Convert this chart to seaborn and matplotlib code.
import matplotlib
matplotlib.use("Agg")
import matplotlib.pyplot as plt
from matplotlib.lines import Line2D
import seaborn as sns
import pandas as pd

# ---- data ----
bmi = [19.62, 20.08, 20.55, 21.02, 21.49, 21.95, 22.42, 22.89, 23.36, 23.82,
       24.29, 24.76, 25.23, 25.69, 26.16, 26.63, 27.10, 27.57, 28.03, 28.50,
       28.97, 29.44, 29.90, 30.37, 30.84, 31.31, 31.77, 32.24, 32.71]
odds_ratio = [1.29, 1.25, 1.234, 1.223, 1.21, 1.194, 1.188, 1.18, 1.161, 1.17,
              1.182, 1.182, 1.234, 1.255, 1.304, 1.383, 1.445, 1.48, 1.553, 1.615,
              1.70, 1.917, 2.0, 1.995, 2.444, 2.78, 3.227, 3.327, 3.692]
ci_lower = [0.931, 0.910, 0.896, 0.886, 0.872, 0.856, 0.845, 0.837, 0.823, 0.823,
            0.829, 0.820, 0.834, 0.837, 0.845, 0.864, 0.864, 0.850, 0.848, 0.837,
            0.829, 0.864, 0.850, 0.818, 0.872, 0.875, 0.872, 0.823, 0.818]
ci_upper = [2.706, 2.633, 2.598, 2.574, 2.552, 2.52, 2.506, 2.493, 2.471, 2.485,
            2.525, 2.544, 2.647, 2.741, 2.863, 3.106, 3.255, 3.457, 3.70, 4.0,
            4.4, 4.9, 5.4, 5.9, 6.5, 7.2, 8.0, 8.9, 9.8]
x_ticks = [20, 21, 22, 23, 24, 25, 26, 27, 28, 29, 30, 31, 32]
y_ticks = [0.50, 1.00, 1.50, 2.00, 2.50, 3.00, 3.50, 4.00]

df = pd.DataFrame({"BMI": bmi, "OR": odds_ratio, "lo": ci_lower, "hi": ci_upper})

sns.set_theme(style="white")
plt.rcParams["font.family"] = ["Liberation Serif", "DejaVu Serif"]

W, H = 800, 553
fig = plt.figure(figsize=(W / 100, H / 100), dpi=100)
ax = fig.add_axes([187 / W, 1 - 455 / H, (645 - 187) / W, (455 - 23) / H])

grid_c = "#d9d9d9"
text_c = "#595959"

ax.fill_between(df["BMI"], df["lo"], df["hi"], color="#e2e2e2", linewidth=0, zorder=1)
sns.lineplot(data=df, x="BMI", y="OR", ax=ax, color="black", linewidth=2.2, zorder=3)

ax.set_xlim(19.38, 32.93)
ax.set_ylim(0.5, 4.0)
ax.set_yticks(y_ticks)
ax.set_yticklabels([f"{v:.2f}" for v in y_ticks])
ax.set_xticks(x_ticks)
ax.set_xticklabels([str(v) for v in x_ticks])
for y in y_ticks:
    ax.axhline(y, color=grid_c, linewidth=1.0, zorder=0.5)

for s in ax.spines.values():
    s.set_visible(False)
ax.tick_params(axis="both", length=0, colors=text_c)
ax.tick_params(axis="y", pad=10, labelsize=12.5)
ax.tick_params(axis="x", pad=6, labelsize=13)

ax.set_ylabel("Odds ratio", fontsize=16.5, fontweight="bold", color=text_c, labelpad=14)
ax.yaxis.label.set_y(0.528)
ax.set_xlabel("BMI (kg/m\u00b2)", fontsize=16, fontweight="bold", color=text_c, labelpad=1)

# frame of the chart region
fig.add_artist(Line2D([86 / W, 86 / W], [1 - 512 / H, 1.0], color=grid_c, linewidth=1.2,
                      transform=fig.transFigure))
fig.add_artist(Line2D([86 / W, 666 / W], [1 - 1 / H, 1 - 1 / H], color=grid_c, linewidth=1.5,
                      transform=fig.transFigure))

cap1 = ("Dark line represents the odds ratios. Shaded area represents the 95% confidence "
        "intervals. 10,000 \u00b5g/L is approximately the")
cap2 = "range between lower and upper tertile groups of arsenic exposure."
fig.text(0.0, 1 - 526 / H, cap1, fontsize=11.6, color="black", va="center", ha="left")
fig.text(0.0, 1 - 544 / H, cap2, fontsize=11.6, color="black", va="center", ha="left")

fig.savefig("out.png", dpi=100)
================
Written request
From the opening line of the data above through the line that contains "import pandas as pd", please print each line as it stands and only those lines.

Solution to this exercise
Convert this chart to seaborn and matplotlib code.
import matplotlib
matplotlib.use("Agg")
import matplotlib.pyplot as plt
from matplotlib.lines import Line2D
import seaborn as sns
import pandas as pd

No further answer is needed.